Quanto alla solitudine, al silenzio e all’oscurità possiamo dire soltanto che sono veramente le situazioni alle quali è legata l’angoscia infantile di cui la maggior parte degli esseri umani non riesce a liberarsi mai completamente. La ricerca psicoanalitica si è occupata altrove di questo problema. [Ibidem, pag. 113, 114]
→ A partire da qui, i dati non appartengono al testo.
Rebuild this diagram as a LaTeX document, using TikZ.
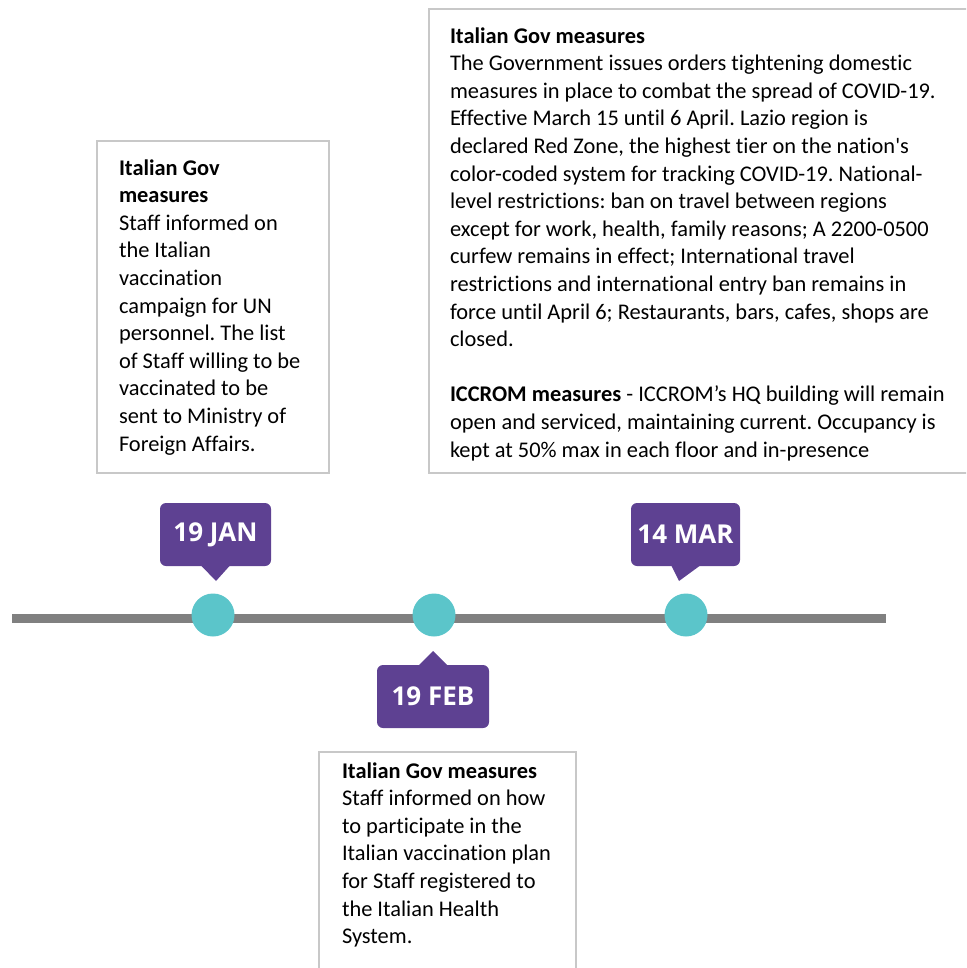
\documentclass[tikz,border=0pt]{standalone}
\usepackage{fontspec}
\setmainfont{Carlito}[Ligatures=NoCommon]
\newfontfamily\badgefont{Open Sans}
\frenchspacing
\tikzset{
every picture/.style={
line width=1pt
}}
\definecolor{datepurple}{HTML}{5E4192}
\definecolor{dotteal}{HTML}{5BC5CA}
\definecolor{axisgray}{HTML}{808080}
\definecolor{cardgray}{HTML}{C8C8C8}

\begin{document}
\begin{tikzpicture}[x=0.5pt, y=-0.5pt,
card/.style = {rectangle, draw=cardgray, line width=1pt, inner sep=0pt},
cardtext/.style = {anchor=north west, inner sep=0pt, align=left, font=\fontsize{11.2pt}{13.8pt}\selectfont},
badge/.style = {rectangle, rounded corners=3pt, fill=datepurple, text=white, minimum height=31.5pt, inner sep=0pt, font=\badgefont\bfseries\fontsize{13pt}{15pt}\selectfont},
dot/.style = {circle, fill=dotteal, minimum size=21.5pt, inner sep=0pt},
axis/.style = {draw=axisgray, line width=4.5pt}]
\clip (0,0) rectangle (966,968);

% timeline
\coordinate (tlstart) at (12,618);
\coordinate (tlend) at (886,618);
\draw[axis] (tlstart) -- (tlend);
\node[dot] at (213,615) (jandot) {};
\node[dot] at (434,615) (febdot) {};
\node[dot] at (686,615) (mardot) {};

% date badges
\node[badge, minimum width=55.5pt] at (215.5,534.5) (janbadge) {19 JAN};
\node[badge, minimum width=56pt] at (433,696.5) (febbadge) {19 FEB};
\node[badge, minimum width=54.5pt] at (685.5,534.5) (marbadge) {14 MAR};
\coordinate (jantip) at (216,581);
\coordinate (febtip) at (433,651);
\coordinate (martip) at (679,581);
\fill[datepurple] ([xshift=-7pt,yshift=0.5pt]janbadge.south) -- (jantip) -- ([xshift=7pt,yshift=0.5pt]janbadge.south) -- cycle;
\fill[datepurple] ([xshift=-7pt,yshift=-0.5pt]febbadge.north) -- (febtip) -- ([xshift=7pt,yshift=-0.5pt]febbadge.north) -- cycle;
\fill[datepurple] ([xshift=-7pt,yshift=0.5pt]marbadge.south) -- (martip) -- ([xshift=7pt,yshift=0.5pt]marbadge.south) -- cycle;

% text cards
\node[card, minimum width=116pt, minimum height=166pt] at (213,307) (jancard) {};
\node[card, minimum width=285.5pt, minimum height=232pt] at (714.5,241) (marcard) {};
\node[card, minimum width=128.5pt, minimum height=124pt] at (447.5,876) (febcard) {};
% \node[card, text width=110pt] at (213,307) (jancard) {...};

\node[cardtext] at (118,154.7) (jantext) {\strut\textbf{Italian Gov}\\ \textbf{measures}\\ Staff informed on\\ the Italian\\ vaccination\\ campaign for UN\\ personnel. The list\\ of Staff willing to be\\ vaccinated to be\\ sent to Ministry of\\ Foreign Affairs.};
\node[cardtext] at (449,22.7) (martext) {\strut\textbf{Italian Gov measures}\\
The Government issues orders tightening domestic\\
measures in place to combat the spread of COVID-19.\\
Effective March 15 until 6 April. Lazio region is\\
declared Red Zone, the highest tier on the nation\textquotesingle s\\
color-coded system for tracking COVID-19. National-\\
level restrictions: ban on travel between regions\\
except for work, health, family reasons; A 2200-0500\\
curfew remains in effect; International travel\\
restrictions and international entry ban remains in\\
force until April 6; Restaurants, bars, cafes, shops are\\
closed.\\
\mbox{}\\
\textbf{ICCROM measures} - ICCROM’s HQ building will remain\\
open and serviced, maintaining current. Occupancy is\\
kept at 50\% max in each floor and in-presence};
\node[cardtext] at (341,757.7) (febtext) {\strut\textbf{Italian Gov measures}\\ Staff informed on how\\ to participate in the\\ Italian vaccination plan\\ for Staff registered to\\ the Italian Health\\ System.};

\end{tikzpicture}
\end{document}
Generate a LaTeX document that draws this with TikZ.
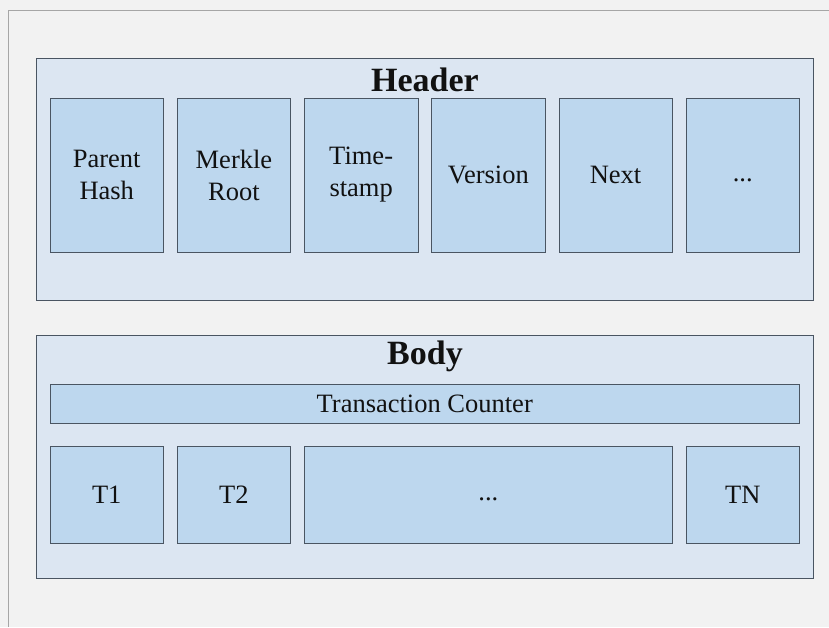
\documentclass[tikz,border=0pt]{standalone}
\usepackage{fontspec}
\setmainfont{Liberation Serif}
\usepackage{tikz}
\definecolor{pagebg}{HTML}{F2F2F2}
\definecolor{framegray}{HTML}{A6A6A6}
\definecolor{groupfill}{HTML}{DCE6F2}
\definecolor{cellfill}{HTML}{BDD7EE}
\definecolor{edgecol}{HTML}{4A5562}
\definecolor{inkcol}{HTML}{111111}

\begin{document}
\begin{tikzpicture}[x=1pt,y=-1pt]
			\tikzstyle{group}=[draw=edgecol,line width=0.8pt,fill=groupfill,rectangle,anchor=north west,inner sep=0pt,outer sep=0pt,minimum width=777pt]
			\tikzstyle{cell}=[draw=edgecol,line width=0.6pt,fill=cellfill,text=inkcol,rectangle,anchor=north west,inner sep=0pt,outer sep=0pt,text centered,align=center,font=\fontsize{26.5}{32}\selectfont]
			\tikzstyle{title}=[text=inkcol,font=\fontsize{34}{38}\selectfont\bfseries]
			
			% page and frame
			\fill[pagebg] (0,0) rectangle (829,627);
			\useasboundingbox (0,0) rectangle (829,627);
			\draw[framegray,line width=1pt] (8,627) -- (8,10) -- (829,10);
			
			% header
			\node[group,minimum height=242pt] (header) at (36,58) {};
			\node[title] (headertitle) at (425,80) {Header};
			\node[cell,minimum width=113.5pt,minimum height=154pt] (parent) at (50,98) {Parent\\Hash};
			\node[cell,minimum width=113.5pt,minimum height=154pt] (merkle) at (177.2,98) {Merkle\\Root};
			\node[cell,minimum width=113.5pt,minimum height=154pt] (stamp) at (304.4,98) {Time-\\stamp};
			\node[cell,minimum width=113.5pt,minimum height=154pt] (version) at (431.6,98) {Version};
			\node[cell,minimum width=113.5pt,minimum height=154pt] (next) at (558.8,98) {Next};
			\node[cell,minimum width=113.5pt,minimum height=154pt] (hmore) at (686,98) {\strut...};
			
			% body
			\node[group,minimum height=243pt] (body) at (36,335) {};
			\node[title] (bodytitle) at (425,356) {Body};
			\node[cell,minimum width=749.5pt,minimum height=39pt] (counter) at (50,384) {Transaction Counter};
			\node[cell,minimum width=113.5pt,minimum height=97pt] (tone) at (50,446) {T1};
			\node[cell,minimum width=113.5pt,minimum height=97pt] (ttwo) at (177.2,446) {T2};
			\node[cell,minimum width=367.9pt,minimum height=97pt] (tmore) at (304.4,446) {\strut...};
			\node[cell,minimum width=113.5pt,minimum height=97pt] (tn) at (686,446) {TN};
			
		\end{tikzpicture}
\end{document}
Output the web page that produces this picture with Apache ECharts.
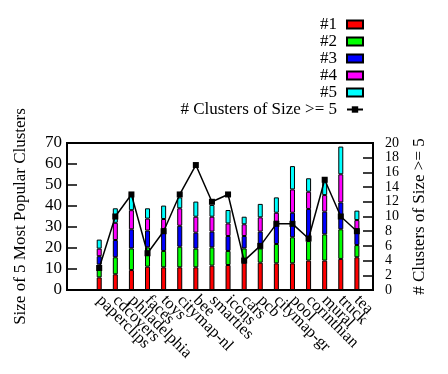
<!DOCTYPE html>
<html>
<head>
<meta charset="utf-8">
<script src="https://cdn.jsdelivr.net/npm/echarts@6/dist/echarts.min.js"></script>
<style>
html,body{margin:0;padding:0;background:#fff;}
#chart{width:448px;height:374px;}
</style>
</head>
<body>
<div id="chart"></div>
<script>
var categories = ['paperclips','cdcovers','philadelphia','faces','toys','citymap-nl','bee','smarties','icons','cars','pcb','citymap-gr','pool','corinthian','mural','truck','tea'];
var cluster1 = [6.0, 7.5, 9.5, 11.1, 10.8, 10.8, 10.8, 11.6, 11.9, 13.0, 13.0, 12.7, 12.7, 14.0, 14.0, 14.8, 15.6];
var cluster2 = [6.1, 8.1, 10.3, 9.2, 7.8, 9.8, 8.9, 8.7, 6.7, 6.8, 6.8, 9.2, 12.4, 9.3, 12.5, 14.1, 5.8];
var cluster3 = [4.0, 8.2, 9.1, 8.0, 10.3, 10.0, 7.6, 7.5, 7.1, 5.9, 8.0, 10.6, 11.7, 15.3, 10.8, 12.8, 7.5];
var cluster4 = [3.6, 8.2, 9.1, 5.7, 4.9, 8.3, 7.6, 7.1, 6.0, 5.6, 6.8, 4.3, 11.1, 8.2, 7.9, 13.4, 4.4];
var cluster5 = [4.3, 6.9, 8.5, 4.9, 6.4, 5.2, 7.2, 5.6, 6.4, 3.6, 6.4, 7.3, 11.1, 6.4, 8.5, 13.2, 4.5];
var clustersGE5 = [3, 10, 13, 5, 8, 13, 17, 12, 13, 4, 6, 9, 9, 7, 15, 10, 8];
var leftTicks = {min: 0, max: 70, interval: 10};
var rightTicks = {min: 0, max: 20, interval: 2};
var seriesNames = ['#1', '#2', '#3', '#4', '#5'];
var lineName = '# Clusters of Size >= 5';
var colors = ['#ff0000', '#00ff00', '#0000ff', '#ff00ff', '#00ffff'];

var FONT = '"Liberation Serif", "Times New Roman", serif';
var FS = 17;
// x range runs from two empty slots before the first bar to one after the last
var PAD_BEFORE = 2, PAD_AFTER = 1;
function pad(arr, fill) {
  var out = [];
  for (var i = 0; i < PAD_BEFORE; i++) out.push(fill);
  out = out.concat(arr);
  for (var j = 0; j < PAD_AFTER; j++) out.push(fill);
  return out;
}
var xCats = pad(categories, '');
xCats = xCats.map(function (c, i) { return c === '' ? ' '.repeat(i + 1) : c; });

var barData = [cluster1, cluster2, cluster3, cluster4, cluster5];
var series = barData.map(function (arr, k) {
  return {
    name: seriesNames[k],
    type: 'bar',
    stack: 'clusters',
    barWidth: 5,
    data: pad(arr, '-'),
    itemStyle: {color: colors[k], borderColor: '#000', borderWidth: 1},
    emphasis: {disabled: true}
  };
});
series.push({
  name: lineName,
  type: 'line',
  yAxisIndex: 1,
  data: pad(clustersGE5, '-'),
  symbol: 'rect',
  symbolSize: 6,
  lineStyle: {color: '#000', width: 1.5},
  itemStyle: {color: '#000'},
  z: 5
});

var chart = echarts.init(document.getElementById('chart'), null, {renderer: 'canvas'});
chart.setOption({
  animation: false,
  backgroundColor: '#fff',
  textStyle: {fontFamily: FONT, color: '#000'},
  legend: {
    orient: 'vertical',
    align: 'right',
    right: 79,
    top: 11,
    itemWidth: 16,
    itemHeight: 8,
    itemGap: 0,
    data: seriesNames.map(function (n) { return {name: n, icon: 'rect'}; }).concat([{name: lineName}]),
    textStyle: {fontFamily: FONT, fontSize: FS, color: '#000', padding: [0, 5, 0, 0]}
  },
  grid: {
    left: 67, right: 75, top: 143, bottom: 84,
    show: true, borderColor: '#000', borderWidth: 2, backgroundColor: 'transparent'
  },
  xAxis: {
    type: 'category',
    data: xCats,
    boundaryGap: false,
    splitLine: {show: false},
    axisLine: {show: false},
    axisTick: {show: false},
    axisLabel: {
      interval: 0,
      rotate: -45,
      margin: 8,
      fontFamily: FONT, fontSize: 16.5, color: '#000'
    }
  },
  yAxis: [{
    type: 'value',
    min: leftTicks.min, max: leftTicks.max, interval: leftTicks.interval,
    name: 'Size of 5 Most Popular Clusters',
    nameLocation: 'middle',
    nameRotate: 90,
    nameGap: 38,
    nameTextStyle: {fontFamily: FONT, fontSize: FS, color: '#000'},
    splitLine: {show: false},
    axisLine: {show: true, onZero: false, lineStyle: {color: '#000', width: 2}},
    axisTick: {show: true, inside: true, length: 10, lineStyle: {color: '#000', width: 1.5}},
    axisLabel: {margin: 5, showMinLabel: true, showMaxLabel: true, fontFamily: FONT, fontSize: FS, color: '#000'}
  }, {
    type: 'value',
    position: 'right',
    min: rightTicks.min, max: rightTicks.max, interval: rightTicks.interval,
    name: lineName,
    nameLocation: 'middle',
    nameRotate: 90,
    nameGap: 38,
    nameTextStyle: {fontFamily: FONT, fontSize: FS, color: '#000'},
    splitLine: {show: false},
    axisLine: {show: true, onZero: false, lineStyle: {color: '#000', width: 2}},
    axisTick: {show: true, inside: true, length: 10, lineStyle: {color: '#000', width: 1.5}},
    axisLabel: {margin: 12, fontFamily: FONT, fontSize: 14, color: '#000', lineHeight: 12}
  }],
  series: series
});
</script>
</body>
</html>
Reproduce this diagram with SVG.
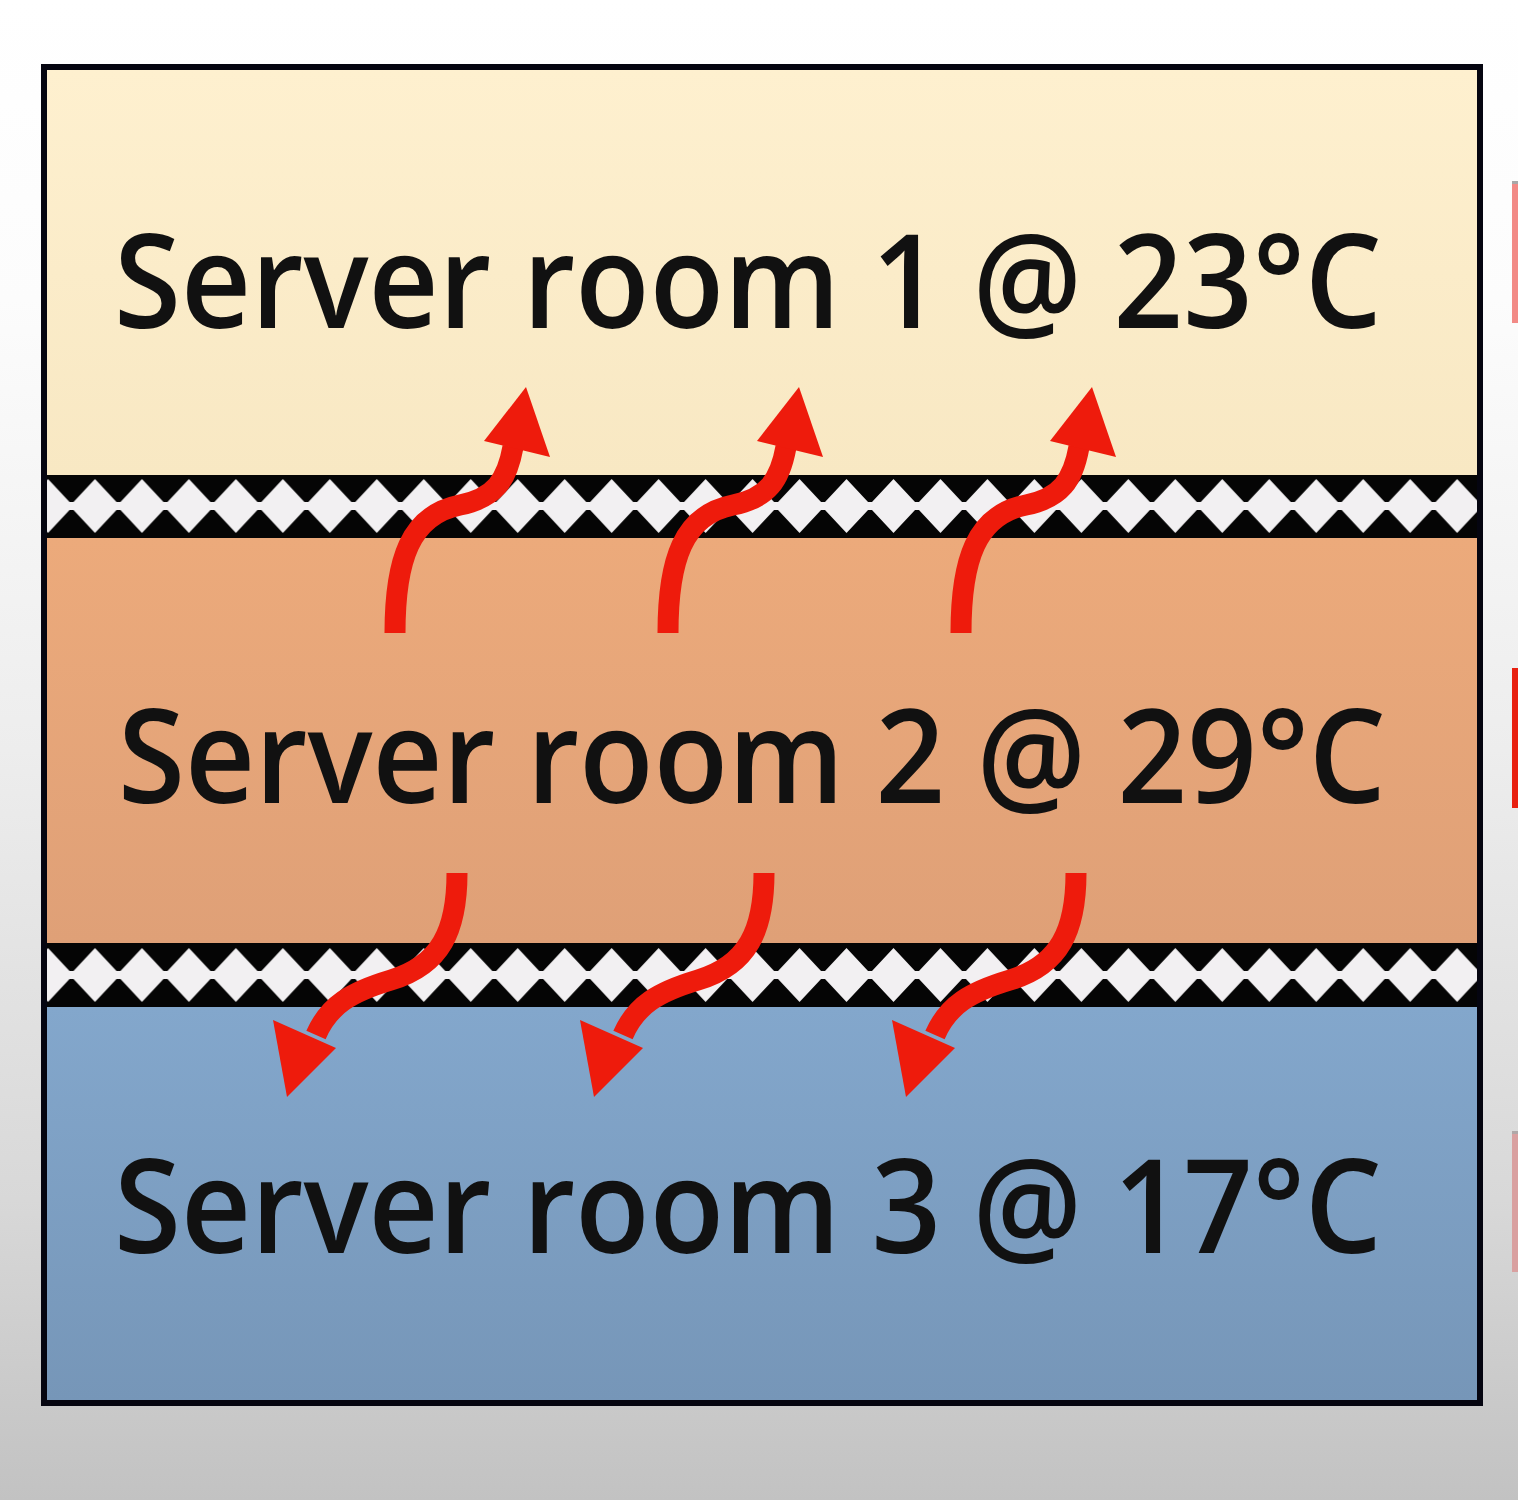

L’angoscia infantile compare spesso in seguito a certi racconti degli adulti, perché essi colgono quell’elemento fondamentale che è il senso di colpa legato al guardare là dove non si doveva guardare; ciò viene mantenuto sempre vivo dalla continuità della pulsione. Mentre la razionalità si è evoluta, la pulsione sessuale è la stessa che un tempo spingeva a guardare. Qui concludiamo il perturbante. Vi è poi un testo strano, un piccolo caso di omosessualità femminile, in cui Freud si cimenta per la prima volta. Freud, al di fuori della sua pratica clinica, aveva scarsa esperienza diretta di due tipi di persone: le donne e i bambini. Di donne aveva conosciuto soltanto le sue pazienti. Questo caso di omosessualità femminile lo sconvolge; egli cerca di capire, traendo elementi straordinari dalla sua esperienza perturbante.